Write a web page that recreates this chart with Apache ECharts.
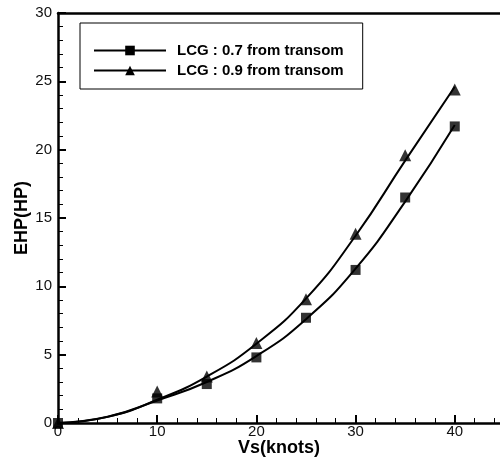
<!DOCTYPE html>
<html><head><meta charset="utf-8">
<script src="https://cdn.jsdelivr.net/npm/echarts@6/dist/echarts.min.js"></script>
<style>html,body{margin:0;padding:0;background:#fff}#c{width:500px;height:459px}</style>
</head><body><div id="c"></div>
<script>
const speeds = [0, 10, 15, 20, 25, 30, 35, 40];
const ehp07 = [0, 1.8, 2.85, 4.8, 7.7, 11.2, 16.5, 21.7];
const ehp09 = [0, 2.3, 3.4, 5.85, 9.05, 13.85, 19.6, 24.4];
const fitSpeeds = [0, 5, 10, 15, 20, 25, 30, 35, 40];
const fit07 = [0, 0.45, 1.65, 3.0, 4.9, 7.6, 11.3, 16.2, 21.8];
const fit09 = [0, 0.45, 1.7, 3.4, 5.8, 9.1, 13.7, 19.2, 24.6];
const name07 = 'LCG : 0.7 from transom';
const name09 = 'LCG : 0.9 from transom';
const pairs = (xs, ys) => xs.map((x, i) => [x, ys[i]]);

const XMAX = 44.56;
const chart = echarts.init(document.getElementById('c'));
const font = 'Liberation Sans, Arial, sans-serif';
chart.setOption({
  animation: false,
  grid: {left: 58, right: 0, top: 13, bottom: 36, outerBoundsMode: 'none', containLabel: false},
  legend: {
    left: 80, top: 23, orient: 'vertical',
    borderColor: '#000', borderWidth: 1,
    padding: [20, 19, 11, 13], itemGap: 5,
    itemWidth: 72, itemHeight: 12,
    data: [name07, name09],
    textStyle: {fontFamily: font, fontWeight: 'bold', fontSize: 15, color: '#000', padding: [0, 0, 0, 6]}
  },
  xAxis: [{
    type: 'value', min: 0, max: XMAX, interval: 10,
    name: 'Vs(knots)', nameLocation: 'middle', nameGap: 16, nameMoveOverlap: false,
    nameTextStyle: {fontFamily: font, fontWeight: 'bold', fontSize: 18, color: '#000', verticalAlign: 'top'},
    axisLine: {lineStyle: {color: '#000', width: 2.5}},
    axisTick: {inside: true, length: 8, lineStyle: {color: '#000', width: 2}},
    splitLine: {show: false},
    axisLabel: {color: '#111', fontFamily: font, fontSize: 15, margin: 1, showMaxLabel: false}
  }, {
    type: 'value', min: 0, max: XMAX, interval: 2, position: 'bottom',
    axisLine: {show: false},
    axisTick: {inside: true, length: 5, lineStyle: {color: '#000', width: 1}},
    splitLine: {show: false},
    axisLabel: {show: false}
  }, {
    type: 'value', min: 0, max: XMAX, position: 'top',
    axisLine: {lineStyle: {color: '#000', width: 2.5}},
    axisTick: {show: false}, splitLine: {show: false}, axisLabel: {show: false}
  }],
  yAxis: {
    type: 'value', min: 0, max: 30, interval: 5,
    name: 'EHP(HP)', nameLocation: 'middle', nameGap: 27, nameMoveOverlap: false,
    nameTextStyle: {fontFamily: font, fontWeight: 'bold', fontSize: 18, color: '#000'},
    axisLine: {lineStyle: {color: '#000', width: 2.5}},
    axisTick: {inside: true, length: 8, lineStyle: {color: '#000', width: 2}},
    minorTick: {show: true, splitNumber: 5, length: 5, lineStyle: {color: '#000', width: 1}},
    splitLine: {show: false},
    axisLabel: {color: '#111', fontFamily: font, fontSize: 15, margin: 6}
  },
  series: [
    {name: name07, type: 'line', smooth: true, showSymbol: false, symbol: 'rect', symbolSize: 10,
     data: pairs(fitSpeeds, fit07), lineStyle: {color: '#000', width: 2}, itemStyle: {color: '#000'}},
    {name: name09, type: 'line', smooth: true, showSymbol: false, symbol: 'triangle', symbolSize: 11,
     data: pairs(fitSpeeds, fit09), lineStyle: {color: '#000', width: 2}, itemStyle: {color: '#000'}},
    {name: name07, type: 'scatter', symbol: 'rect', symbolSize: 10,
     data: pairs(speeds, ehp07), itemStyle: {color: '#000'}},
    {name: name09, type: 'scatter', symbol: 'triangle', symbolSize: 12,
     data: pairs(speeds, ehp09), itemStyle: {color: '#000'}}
  ]
});
</script></body></html>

....

STATED GOAL:
What is needed is an exact reproduction of the data, pictures excluded.

FINISHED TASK:
Write a web page that recreates this chart with Apache ECharts.
<!DOCTYPE html>
<html><head><meta charset="utf-8">
<script src="https://cdn.jsdelivr.net/npm/echarts@6/dist/echarts.min.js"></script>
<style>html,body{margin:0;padding:0;background:#fff}#c{width:500px;height:459px}</style>
</head><body><div id="c"></div>
<script>
const speeds = [0, 10, 15, 20, 25, 30, 35, 40];
const ehp07 = [0, 1.8, 2.85, 4.8, 7.7, 11.2, 16.5, 21.7];
const ehp09 = [0, 2.3, 3.4, 5.85, 9.05, 13.85, 19.6, 24.4];
const fitSpeeds = [0, 5, 10, 15, 20, 25, 30, 35, 40];
const fit07 = [0, 0.45, 1.65, 3.0, 4.9, 7.6, 11.3, 16.2, 21.8];
const fit09 = [0, 0.45, 1.7, 3.4, 5.8, 9.1, 13.7, 19.2, 24.6];
const name07 = 'LCG : 0.7 from transom';
const name09 = 'LCG : 0.9 from transom';
const pairs = (xs, ys) => xs.map((x, i) => [x, ys[i]]);

const XMAX = 44.56;
const chart = echarts.init(document.getElementById('c'));
const font = 'Liberation Sans, Arial, sans-serif';
chart.setOption({
  animation: false,
  grid: {left: 58, right: 0, top: 13, bottom: 36, outerBoundsMode: 'none', containLabel: false},
  legend: {
    left: 80, top: 23, orient: 'vertical',
    borderColor: '#000', borderWidth: 1,
    padding: [20, 19, 11, 13], itemGap: 5,
    itemWidth: 72, itemHeight: 12,
    data: [name07, name09],
    textStyle: {fontFamily: font, fontWeight: 'bold', fontSize: 15, color: '#000', padding: [0, 0, 0, 6]}
  },
  xAxis: [{
    type: 'value', min: 0, max: XMAX, interval: 10,
    name: 'Vs(knots)', nameLocation: 'middle', nameGap: 16, nameMoveOverlap: false,
    nameTextStyle: {fontFamily: font, fontWeight: 'bold', fontSize: 18, color: '#000', verticalAlign: 'top'},
    axisLine: {lineStyle: {color: '#000', width: 2.5}},
    axisTick: {inside: true, length: 8, lineStyle: {color: '#000', width: 2}},
    splitLine: {show: false},
    axisLabel: {color: '#111', fontFamily: font, fontSize: 15, margin: 1, showMaxLabel: false}
  }, {
    type: 'value', min: 0, max: XMAX, interval: 2, position: 'bottom',
    axisLine: {show: false},
    axisTick: {inside: true, length: 5, lineStyle: {color: '#000', width: 1}},
    splitLine: {show: false},
    axisLabel: {show: false}
  }, {
    type: 'value', min: 0, max: XMAX, position: 'top',
    axisLine: {lineStyle: {color: '#000', width: 2.5}},
    axisTick: {show: false}, splitLine: {show: false}, axisLabel: {show: false}
  }],
  yAxis: {
    type: 'value', min: 0, max: 30, interval: 5,
    name: 'EHP(HP)', nameLocation: 'middle', nameGap: 27, nameMoveOverlap: false,
    nameTextStyle: {fontFamily: font, fontWeight: 'bold', fontSize: 18, color: '#000'},
    axisLine: {lineStyle: {color: '#000', width: 2.5}},
    axisTick: {inside: true, length: 8, lineStyle: {color: '#000', width: 2}},
    minorTick: {show: true, splitNumber: 5, length: 5, lineStyle: {color: '#000', width: 1}},
    splitLine: {show: false},
    axisLabel: {color: '#111', fontFamily: font, fontSize: 15, margin: 6}
  },
  series: [
    {name: name07, type: 'line', smooth: true, showSymbol: false, symbol: 'rect', symbolSize: 10,
     data: pairs(fitSpeeds, fit07), lineStyle: {color: '#000', width: 2}, itemStyle: {color: '#000'}},
    {name: name09, type: 'line', smooth: true, showSymbol: false, symbol: 'triangle', symbolSize: 11,
     data: pairs(fitSpeeds, fit09), lineStyle: {color: '#000', width: 2}, itemStyle: {color: '#000'}},
    {name: name07, type: 'scatter', symbol: 'rect', symbolSize: 10,
     data: pairs(speeds, ehp07), itemStyle: {color: '#000'}},
    {name: name09, type: 'scatter', symbol: 'triangle', symbolSize: 12,
     data: pairs(speeds, ehp09), itemStyle: {color: '#000'}}
  ]
});
</script></body></html>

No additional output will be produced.